• **Data segment**:
----

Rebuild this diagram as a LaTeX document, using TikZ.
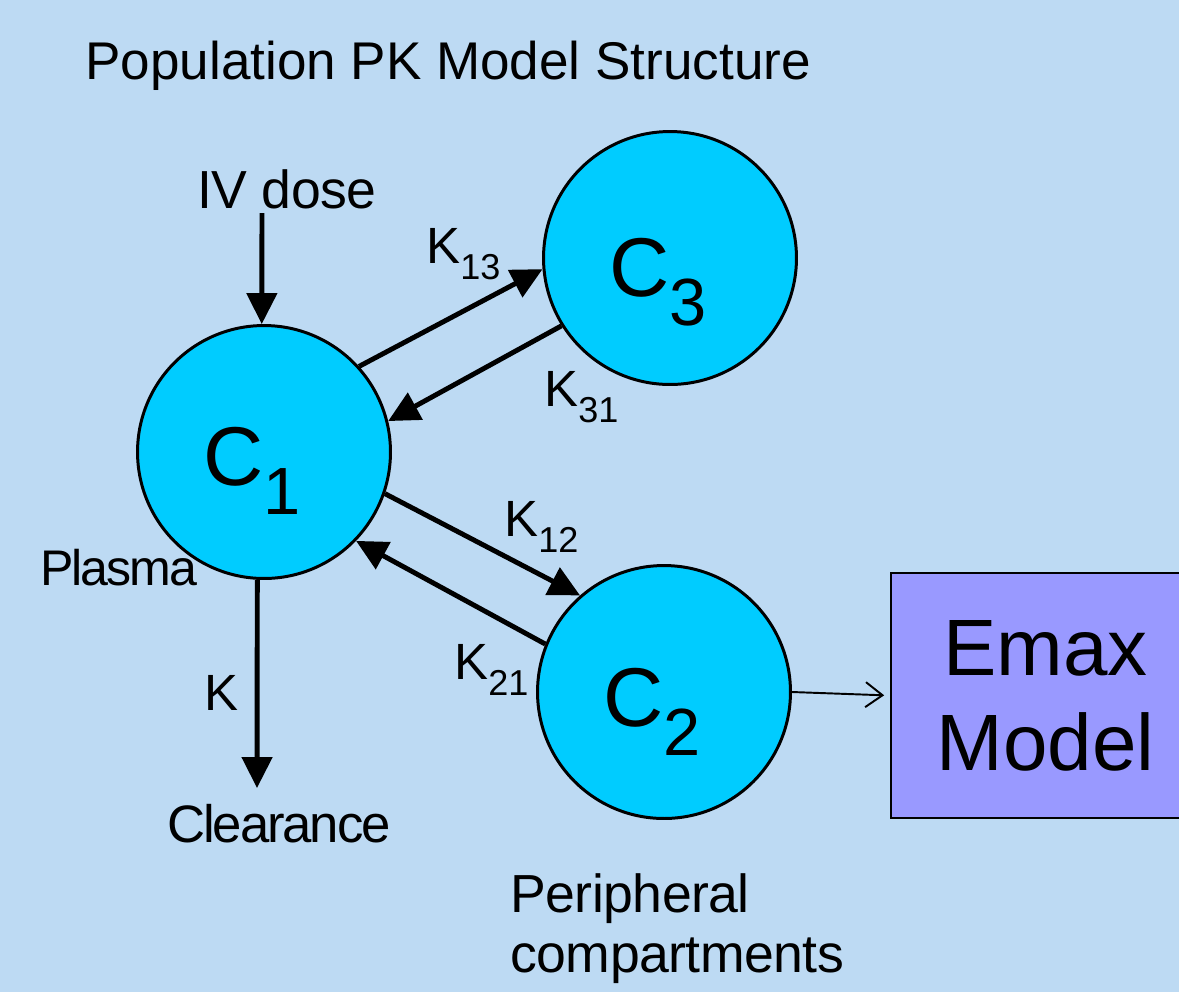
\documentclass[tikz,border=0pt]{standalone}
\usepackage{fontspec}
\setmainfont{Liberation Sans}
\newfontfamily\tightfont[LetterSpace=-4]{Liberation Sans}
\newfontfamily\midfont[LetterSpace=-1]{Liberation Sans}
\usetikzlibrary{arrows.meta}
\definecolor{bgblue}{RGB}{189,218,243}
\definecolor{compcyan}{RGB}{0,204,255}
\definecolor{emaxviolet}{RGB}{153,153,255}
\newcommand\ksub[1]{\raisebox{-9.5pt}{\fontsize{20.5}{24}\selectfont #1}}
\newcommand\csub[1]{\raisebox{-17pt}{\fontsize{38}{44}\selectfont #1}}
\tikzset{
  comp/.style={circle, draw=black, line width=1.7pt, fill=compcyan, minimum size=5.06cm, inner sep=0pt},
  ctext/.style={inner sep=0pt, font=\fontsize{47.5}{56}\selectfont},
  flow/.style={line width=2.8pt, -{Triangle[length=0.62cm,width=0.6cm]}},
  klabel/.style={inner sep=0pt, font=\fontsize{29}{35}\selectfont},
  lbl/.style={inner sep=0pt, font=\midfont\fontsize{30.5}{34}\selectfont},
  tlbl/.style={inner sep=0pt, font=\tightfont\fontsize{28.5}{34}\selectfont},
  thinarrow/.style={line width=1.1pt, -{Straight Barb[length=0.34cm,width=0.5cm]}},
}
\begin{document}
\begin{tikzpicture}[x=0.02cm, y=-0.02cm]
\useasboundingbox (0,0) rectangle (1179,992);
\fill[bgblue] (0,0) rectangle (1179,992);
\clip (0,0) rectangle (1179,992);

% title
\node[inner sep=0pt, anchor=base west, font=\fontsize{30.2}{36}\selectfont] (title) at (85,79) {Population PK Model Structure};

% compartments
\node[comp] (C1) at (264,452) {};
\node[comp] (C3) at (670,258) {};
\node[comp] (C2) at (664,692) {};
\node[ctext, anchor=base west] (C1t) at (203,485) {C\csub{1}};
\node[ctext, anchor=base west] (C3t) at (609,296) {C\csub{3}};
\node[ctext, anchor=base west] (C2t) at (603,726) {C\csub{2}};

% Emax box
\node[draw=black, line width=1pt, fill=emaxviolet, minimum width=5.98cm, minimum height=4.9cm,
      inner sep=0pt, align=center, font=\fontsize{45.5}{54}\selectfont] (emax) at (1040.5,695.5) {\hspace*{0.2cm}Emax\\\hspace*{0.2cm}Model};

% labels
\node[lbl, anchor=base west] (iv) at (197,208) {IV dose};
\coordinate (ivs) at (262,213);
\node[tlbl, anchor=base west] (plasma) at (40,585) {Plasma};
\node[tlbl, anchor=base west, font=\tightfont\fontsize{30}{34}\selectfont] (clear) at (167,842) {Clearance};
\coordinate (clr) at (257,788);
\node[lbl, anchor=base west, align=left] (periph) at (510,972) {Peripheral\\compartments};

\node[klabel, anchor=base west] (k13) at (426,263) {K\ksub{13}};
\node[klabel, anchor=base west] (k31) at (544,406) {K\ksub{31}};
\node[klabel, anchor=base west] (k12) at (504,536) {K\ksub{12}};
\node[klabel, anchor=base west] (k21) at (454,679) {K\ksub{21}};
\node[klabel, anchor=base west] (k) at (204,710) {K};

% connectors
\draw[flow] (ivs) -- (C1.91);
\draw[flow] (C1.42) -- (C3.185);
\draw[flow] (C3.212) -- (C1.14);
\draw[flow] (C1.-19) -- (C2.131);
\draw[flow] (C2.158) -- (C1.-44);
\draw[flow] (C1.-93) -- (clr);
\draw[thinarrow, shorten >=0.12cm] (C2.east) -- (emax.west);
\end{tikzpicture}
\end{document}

----

• **What you have to do**: Set down all the data again exactly as above, pictures excluded.

• **Task solution**:
Rebuild this diagram as a LaTeX document, using TikZ.
\documentclass[tikz,border=0pt]{standalone}
\usepackage{fontspec}
\setmainfont{Liberation Sans}
\newfontfamily\tightfont[LetterSpace=-4]{Liberation Sans}
\newfontfamily\midfont[LetterSpace=-1]{Liberation Sans}
\usetikzlibrary{arrows.meta}
\definecolor{bgblue}{RGB}{189,218,243}
\definecolor{compcyan}{RGB}{0,204,255}
\definecolor{emaxviolet}{RGB}{153,153,255}
\newcommand\ksub[1]{\raisebox{-9.5pt}{\fontsize{20.5}{24}\selectfont #1}}
\newcommand\csub[1]{\raisebox{-17pt}{\fontsize{38}{44}\selectfont #1}}
\tikzset{
  comp/.style={circle, draw=black, line width=1.7pt, fill=compcyan, minimum size=5.06cm, inner sep=0pt},
  ctext/.style={inner sep=0pt, font=\fontsize{47.5}{56}\selectfont},
  flow/.style={line width=2.8pt, -{Triangle[length=0.62cm,width=0.6cm]}},
  klabel/.style={inner sep=0pt, font=\fontsize{29}{35}\selectfont},
  lbl/.style={inner sep=0pt, font=\midfont\fontsize{30.5}{34}\selectfont},
  tlbl/.style={inner sep=0pt, font=\tightfont\fontsize{28.5}{34}\selectfont},
  thinarrow/.style={line width=1.1pt, -{Straight Barb[length=0.34cm,width=0.5cm]}},
}
\begin{document}
\begin{tikzpicture}[x=0.02cm, y=-0.02cm]
\useasboundingbox (0,0) rectangle (1179,992);
\fill[bgblue] (0,0) rectangle (1179,992);
\clip (0,0) rectangle (1179,992);

% title
\node[inner sep=0pt, anchor=base west, font=\fontsize{30.2}{36}\selectfont] (title) at (85,79) {Population PK Model Structure};

% compartments
\node[comp] (C1) at (264,452) {};
\node[comp] (C3) at (670,258) {};
\node[comp] (C2) at (664,692) {};
\node[ctext, anchor=base west] (C1t) at (203,485) {C\csub{1}};
\node[ctext, anchor=base west] (C3t) at (609,296) {C\csub{3}};
\node[ctext, anchor=base west] (C2t) at (603,726) {C\csub{2}};

% Emax box
\node[draw=black, line width=1pt, fill=emaxviolet, minimum width=5.98cm, minimum height=4.9cm,
      inner sep=0pt, align=center, font=\fontsize{45.5}{54}\selectfont] (emax) at (1040.5,695.5) {\hspace*{0.2cm}Emax\\\hspace*{0.2cm}Model};

% labels
\node[lbl, anchor=base west] (iv) at (197,208) {IV dose};
\coordinate (ivs) at (262,213);
\node[tlbl, anchor=base west] (plasma) at (40,585) {Plasma};
\node[tlbl, anchor=base west, font=\tightfont\fontsize{30}{34}\selectfont] (clear) at (167,842) {Clearance};
\coordinate (clr) at (257,788);
\node[lbl, anchor=base west, align=left] (periph) at (510,972) {Peripheral\\compartments};

\node[klabel, anchor=base west] (k13) at (426,263) {K\ksub{13}};
\node[klabel, anchor=base west] (k31) at (544,406) {K\ksub{31}};
\node[klabel, anchor=base west] (k12) at (504,536) {K\ksub{12}};
\node[klabel, anchor=base west] (k21) at (454,679) {K\ksub{21}};
\node[klabel, anchor=base west] (k) at (204,710) {K};

% connectors
\draw[flow] (ivs) -- (C1.91);
\draw[flow] (C1.42) -- (C3.185);
\draw[flow] (C3.212) -- (C1.14);
\draw[flow] (C1.-19) -- (C2.131);
\draw[flow] (C2.158) -- (C1.-44);
\draw[flow] (C1.-93) -- (clr);
\draw[thinarrow, shorten >=0.12cm] (C2.east) -- (emax.west);
\end{tikzpicture}
\end{document}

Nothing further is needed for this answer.